Chemical structure of domoic acid

The neurotoxicity of DA is due to its classification as a glutamate receptor agonist. An agonist causes an increase in cellular function, so it prolong neurological signals after the signal should have ceased to exist. In the case of DA, glutamate receptors are activated to open ion-gated channels in neurons, which leads to a variety of neurotoxic effects. At high enough doses, an organism will die of DA poisoning, while sublethal levels may cause a diverse range of effects on the central nervous system. There have been many experimental studies performed on animals, in addition to analysis of animals that were poisoned by DA in nature. Experiments showed that mammals exhibit a variety of behavioral and motor impairments, such as seizing, scratching, twitching, yawning, and head-waving. Upon dissection, organisms exposed acutely and chronically to DA were found to have brain lesions along the hippocampus and limbic system. Additionally, gross cardiac lesions were found in California sea lions, and retinal lesions found in some but not all species examined. DA exhibits both acute and chronic toxicity, and has no known antidote.

Biosynthesis of Domoic acid involves a coordinated cluster of genes. Brunson et al. (2018) used genomic and transcriptomic analyses to identify a unique toxin biosynthesis gene cluster in P. australis, including polyketide synthase (PKS) and nonribosomal peptide synthetase (NRPS) related genes, which are significantly upregulated during bloom events. The toxin synthesis pathway is closely linked to intracellular nitrogen metabolism and regulated by environmental factors such as light and nutrient availability.

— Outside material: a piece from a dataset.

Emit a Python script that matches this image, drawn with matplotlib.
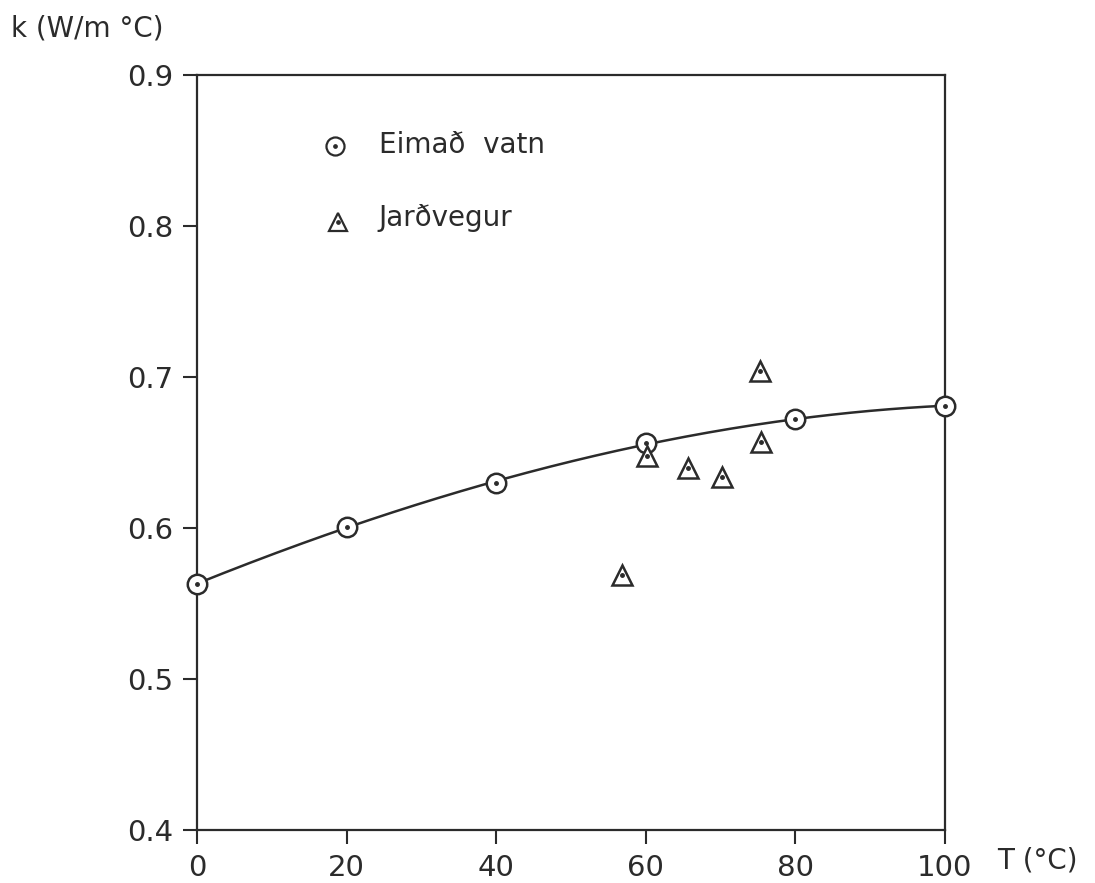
import numpy as np
import matplotlib
matplotlib.use("Agg")
import matplotlib.pyplot as plt

# Data
water_T = [0, 20, 40, 60, 80, 100]
water_k = [0.563, 0.601, 0.630, 0.656, 0.672, 0.681]
soil_T = [56.8, 60.2, 65.6, 70.2, 75.3, 75.4]
soil_k = [0.569, 0.648, 0.640, 0.634, 0.704, 0.657]
xticks = [0, 20, 40, 60, 80, 100]
xtick_labels = ["0", "20", "40", "60", "80", "100"]
yticks = [0.4, 0.5, 0.6, 0.7, 0.8, 0.9]
ytick_labels = ["0.4", "0.5", "0.6", "0.7", "0.8", "0.9"]

ink = "#2b2b2b"
plt.rcParams["font.family"] = ["DejaVu Sans"]

fig = plt.figure(figsize=(10.95, 8.83), dpi=100)
ax = fig.add_axes([0.18, 0.06, 0.683, 0.855])

# smooth curve through water points
coef = np.polyfit(water_T, water_k, 3)
tt = np.linspace(0, 100, 200)
ax.plot(tt, np.polyval(coef, tt), color=ink, lw=1.8, zorder=2)

ax.plot(water_T, water_k, ls="none", marker="o", ms=14, mfc="white",
        mec=ink, mew=1.8, zorder=3, clip_on=False)
ax.plot(water_T, water_k, ls="none", marker="o", ms=2.5, color=ink, zorder=4, clip_on=False)
ax.plot(soil_T, soil_k, ls="none", marker="^", ms=14, mfc="white",
        mec=ink, mew=1.8, zorder=3)
ax.plot(soil_T, soil_k, ls="none", marker="o", ms=2.5, color=ink, zorder=4)

# legend drawn as text in axes
ax.plot([18.4], [0.853], ls="none", marker="o", ms=13, mfc="white", mec=ink, mew=1.6)
ax.plot([18.4], [0.853], ls="none", marker="o", ms=2.4, color=ink)
ax.text(24.3, 0.854, "Eimað  vatn", fontsize=20, va="center", ha="left", color=ink)
ax.plot([18.8], [0.803], ls="none", marker="^", ms=13, mfc="white", mec=ink, mew=1.6)
ax.plot([18.8], [0.803], ls="none", marker="o", ms=2.4, color=ink)
ax.text(24.3, 0.805, "Jarðvegur", fontsize=20, va="center", ha="left", color=ink)

ax.set_xlim(0, 100)
ax.set_ylim(0.4, 0.9)
ax.set_xticks(xticks)
ax.set_xticklabels(xtick_labels)
ax.set_yticks(yticks)
ax.set_yticklabels(ytick_labels)
ax.tick_params(direction="out", length=10, width=1.5, colors=ink, labelsize=21, pad=7)
for s in ax.spines.values():
    s.set_linewidth(1.6)
    s.set_color(ink)

fig.text(0.01, 0.968, "k (W/m °C)", fontsize=20, color=ink, ha="left", va="center")
fig.text(0.911, 0.025, "T (°C)", fontsize=20, color=ink, ha="left", va="center")

fig.savefig("out.png", dpi=100)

==Effects on marine life==
Marine mammals and seabirds have displayed adverse effects when in contact with Domoic acid including neurological effects and mortality. However, organisms such as shellfish and fish can ingest and accumulate domoic acid without ill effects. Despite these organisms not being effected, they can contribute to toxicity accumulating in the organisms that eat them. Domoic acid can accumulate up the food chain and cause adverse effects in marine organisms that are in higher trophic levels. It can cause neurological syndromes, gastrointestinal syndromes, acute retina issues, motor sensory abnormalities, heart defects, and morphological brain changes.

== Environmental Triggers and Bloom Impacts ==

Bloom formation of Pseudo-nitzschia australis is influenced by several environmental factors:
- Nutrient concentrations: Elevated nitrate and phosphate levels promote growth.
- Sea temperature: Optimal growth occurs between 10–20 °C; warming may expand its range.
- Water column stability: Stratified waters favor bloom development.

These harmful algal blooms cause mass mortalities in marine wildlife such as seabirds and marine mammals and lead to significant economic losses in fisheries. For example, a 1991 bloom off the coast of eastern Canada caused over 100 human poisonings and fishery closures.